Setting Up a Sugar Mill in India: Key Investment Considerations
If you are planning to enter this sector, investment planning must be thorough and realistic. Setup costs vary widely based on crushing capacity, measured in Tons of Cane per Day (TCD):
- Small-scale mills (500–1,000 TCD): ₹15 crore to ₹50 crore
- Medium-scale mills (1,000–2,500 TCD): ₹50 crore to ₹150 crore
- Large-scale mills (3,000+ TCD): ₹150 crore to ₹500 crore and beyond
Machinery typically represents 40–50% of total project cost and includes cane crushers, boilers, turbines, evaporators, centrifuges, and crystallization units. Land, civil construction, utilities, and working capital make up the remaining investment.
Location selection is a strategic decision, not just a logistical one. Mills placed within a 15–25 km radius of dense sugarcane cultivation zones reduce transportation costs dramatically and ensure consistent cane supply during the crushing season.
Licenses and Approvals You Cannot Skip
Starting a sugar mill in India requires multiple clearances. The regulatory process includes:
- Environmental Impact Assessment (EIA) from the Ministry of Environment
- Pollution Control Board (PCB) consent for air and water discharge
- Factory license under the Factories Act
- State-level industrial approvals and land-use permissions
Skipping or delaying any of these steps can stall your project for months. Engaging consultants who specialize in agro-industrial clearances from the beginning saves both time and money.

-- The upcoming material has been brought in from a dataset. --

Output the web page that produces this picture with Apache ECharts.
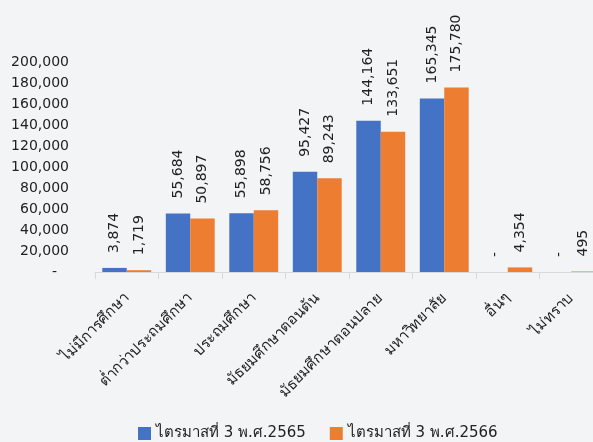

The Profitability Question
Are sugar mills in India profitable? The answer is increasingly yes — but with an important condition. Mills that rely solely on sugar revenue remain vulnerable to price fluctuations and delayed government payments. Mills that have diversified into ethanol supply agreements with oil marketing companies and sell power back to the grid through cogeneration enjoy far more stable, predictable cash flows.
The Indian government's push to achieve 20% ethanol blending in petrol by 2025 has been a game changer for the industry, creating guaranteed long-term offtake for ethanol produced at sugar mills.
Final Word
The sugar mill industry in India sits at a fascinating intersection of agriculture, energy, and industrial manufacturing. With the right location, capacity planning, regulatory compliance, and revenue diversification, a sugar mill represents one of the most resilient agro-industrial investments available in India today.
Whether you are evaluating a greenfield project or expanding an existing facility, success in this sector belongs to those who plan early, move decisively, and think beyond sugar alone.